Eight hundred years before a single anime frame was drawn, someone at a mountain temple outside Kyoto painted a frog throwing a rabbit in a wrestling match. The ink brush drawings known as the Choju-giga -- literally 'Animal-person Caricatures' -- feature monkeys, rabbits, and frogs engaged in absurdly human activities: archery competitions, wrestling bouts, religious ceremonies, even a funeral procession where a frog serves as the presiding Buddha. These four picture scrolls, painted across the twelfth and thirteenth centuries, are designated National Treasures of Japan and are widely regarded as the earliest ancestors of manga. They belong to Kozan-ji, a UNESCO World Heritage temple tucked deep in the mountains northwest of Kyoto, where a visionary monk also planted what became the oldest tea garden in Japan.

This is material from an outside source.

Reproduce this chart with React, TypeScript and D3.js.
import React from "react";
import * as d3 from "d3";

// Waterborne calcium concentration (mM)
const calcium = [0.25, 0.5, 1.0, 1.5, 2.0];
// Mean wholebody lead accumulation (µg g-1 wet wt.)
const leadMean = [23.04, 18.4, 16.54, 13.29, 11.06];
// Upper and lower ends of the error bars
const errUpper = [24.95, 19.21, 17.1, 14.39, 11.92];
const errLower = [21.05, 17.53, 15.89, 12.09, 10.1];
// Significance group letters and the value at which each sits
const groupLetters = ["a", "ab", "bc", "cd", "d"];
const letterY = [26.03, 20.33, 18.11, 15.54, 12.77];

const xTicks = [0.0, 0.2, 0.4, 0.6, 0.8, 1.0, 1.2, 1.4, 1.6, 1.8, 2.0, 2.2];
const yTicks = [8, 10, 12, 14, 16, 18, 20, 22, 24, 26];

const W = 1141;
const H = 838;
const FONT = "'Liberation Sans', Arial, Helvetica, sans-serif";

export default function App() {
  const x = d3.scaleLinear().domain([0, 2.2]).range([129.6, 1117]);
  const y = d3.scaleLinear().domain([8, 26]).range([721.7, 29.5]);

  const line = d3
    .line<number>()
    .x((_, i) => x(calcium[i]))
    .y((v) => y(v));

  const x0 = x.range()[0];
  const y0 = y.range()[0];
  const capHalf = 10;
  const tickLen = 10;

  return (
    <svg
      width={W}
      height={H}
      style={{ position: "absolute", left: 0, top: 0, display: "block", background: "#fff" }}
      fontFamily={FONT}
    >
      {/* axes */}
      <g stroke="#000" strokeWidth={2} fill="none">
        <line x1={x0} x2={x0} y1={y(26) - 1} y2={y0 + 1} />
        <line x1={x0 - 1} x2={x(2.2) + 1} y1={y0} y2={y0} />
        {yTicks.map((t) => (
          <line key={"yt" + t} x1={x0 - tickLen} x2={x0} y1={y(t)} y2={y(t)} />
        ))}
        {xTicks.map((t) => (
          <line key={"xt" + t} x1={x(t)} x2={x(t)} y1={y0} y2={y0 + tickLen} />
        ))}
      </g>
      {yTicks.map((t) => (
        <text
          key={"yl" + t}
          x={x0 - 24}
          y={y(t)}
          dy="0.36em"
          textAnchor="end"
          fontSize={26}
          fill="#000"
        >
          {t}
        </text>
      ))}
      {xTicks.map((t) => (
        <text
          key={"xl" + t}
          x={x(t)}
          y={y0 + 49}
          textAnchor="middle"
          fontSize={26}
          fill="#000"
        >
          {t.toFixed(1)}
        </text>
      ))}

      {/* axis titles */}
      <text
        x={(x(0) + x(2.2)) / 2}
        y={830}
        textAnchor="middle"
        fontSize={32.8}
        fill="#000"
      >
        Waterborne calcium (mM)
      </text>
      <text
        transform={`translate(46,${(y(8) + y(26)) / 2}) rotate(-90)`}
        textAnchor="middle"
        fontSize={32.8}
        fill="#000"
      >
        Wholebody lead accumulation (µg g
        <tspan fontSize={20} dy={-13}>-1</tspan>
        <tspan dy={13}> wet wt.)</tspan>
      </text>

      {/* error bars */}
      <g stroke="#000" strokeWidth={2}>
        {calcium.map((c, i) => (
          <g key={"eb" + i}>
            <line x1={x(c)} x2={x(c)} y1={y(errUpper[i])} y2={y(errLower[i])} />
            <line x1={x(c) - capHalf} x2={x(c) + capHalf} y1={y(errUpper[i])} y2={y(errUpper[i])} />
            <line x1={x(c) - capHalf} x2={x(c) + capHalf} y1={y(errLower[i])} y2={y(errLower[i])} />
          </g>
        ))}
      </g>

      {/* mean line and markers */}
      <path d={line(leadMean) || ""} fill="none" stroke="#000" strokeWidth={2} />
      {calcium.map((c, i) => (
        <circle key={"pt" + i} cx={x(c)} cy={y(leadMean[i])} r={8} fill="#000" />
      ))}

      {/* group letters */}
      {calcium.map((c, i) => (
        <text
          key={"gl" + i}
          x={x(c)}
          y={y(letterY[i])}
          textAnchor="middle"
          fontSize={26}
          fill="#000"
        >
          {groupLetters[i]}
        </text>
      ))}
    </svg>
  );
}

Kozan-ji traces its origins to 774, when legend holds that Emperor Konin ordered temples built in the mountain valley of Togano, deep behind Jingo-ji temple in an area famous for autumn foliage. The accuracy of those early claims is unclear, but the temple took its definitive form in 1206, when the Kegon Buddhist monk Myoe received the land from Emperor Go-Toba. Myoe chose the site deliberately -- Togano was considered ideal for mountain asceticism, far from the political tangles of the capital. He named the temple using a passage from the Avatamsaka Sutra, the foundational text of his Kegon school. Myoe was no ordinary abbot. He kept a meticulous dream journal from 1196 to 1223, documenting visions that deeply influenced his religious thinking. He fought corruption within Buddhist institutions and held intellectual salons where notable figures of the age gathered.
The Choju-jinbutsu-giga consists of four picture scrolls created across several generations. The first two scrolls, generally dated to the mid-twelfth century, depict animals behaving as humans with no accompanying text -- a purely visual narrative technique that would not become common in Japanese art for centuries. Frogs and rabbits wrestle, shoot arrows, and tumble through scenes rendered with confident, flowing brushstrokes. Some scholars attribute these earliest scrolls to the monk Toba Sojo, though the shifting styles suggest multiple artists. The third and fourth scrolls, likely from the thirteenth century, introduce human figures alongside the animals. What makes the scrolls revolutionary is their use of techniques that would later define manga: expressive faces, implied motion through 'speed lines,' sequential visual storytelling, and the right-to-left reading direction still standard in Japanese comics. Today, the originals are split between the Tokyo National Museum and the Kyoto National Museum, with reproductions displayed at the temple.
On the temple grounds sits a humble, terraced plot that holds an outsized claim: the oldest tea garden in Japan. In the early Kamakura period, the Zen master Eisai returned from China carrying tea seeds and gave them to Myoe, who planted them at Kozan-ji. The plants thrived in the mountain climate. Myoe helped popularize tea drinking culture from this small garden, and the tea produced here became so celebrated that only leaves cultivated from Kozan-ji's plants were considered 'true tea.' Tea-producing regions across Japan still pay homage to the temple in recognition of this heritage. It is a quiet, unremarkable-looking patch of ground, yet it represents one of the most consequential introductions in Japanese cultural history -- the moment tea moved from a Chinese import to a Japanese institution.
Fire and war have destroyed Kozan-ji multiple times. The oldest surviving structure is the Sekisui-in, a scripture hall from the Kamakura period built in the graceful irimoyazukuri style with a gabled, shingled roof. A 1230 diagram held at nearby Jingo-ji shows what the temple once contained: a great gate, a main hall, a three-storied pagoda, halls dedicated to Amitabha and to Lohan, a bell tower, and a Shinto shrine. All of these are gone except the Sekisui-in. The current main hall was originally part of Ninna-ji, another famous Kyoto temple, and was relocated here. The temple's extraordinary collection of National Treasures -- ancient dictionaries, Tang-dynasty manuscripts, portrait scrolls -- are mostly on loan to national museums in Tokyo and Kyoto. What remains on the mountain is the stillness Myoe sought: cedar forest, autumn maples, moss-covered stone, and the tea garden that changed a nation's drinking habits.
Located at 35.060°N, 135.678°E in the Togano mountain valley northwest of Kyoto's urban center. The temple grounds are nestled in dense forested mountains along the Kiyotaki River valley, making them difficult to spot from high altitude -- look for the cleared areas along the narrow road winding through the valley. The broader Arashiyama-Takao area is recognizable from the air by the Hozu River gorge cutting through the mountains. Osaka Itami Airport (RJOO) lies approximately 28 nautical miles to the southwest. Kansai International Airport (RJBB) is roughly 55 nautical miles south. Best approached at 2,000-3,000 feet AGL from the southeast, following the Kiyotaki River valley inland from Arashiyama.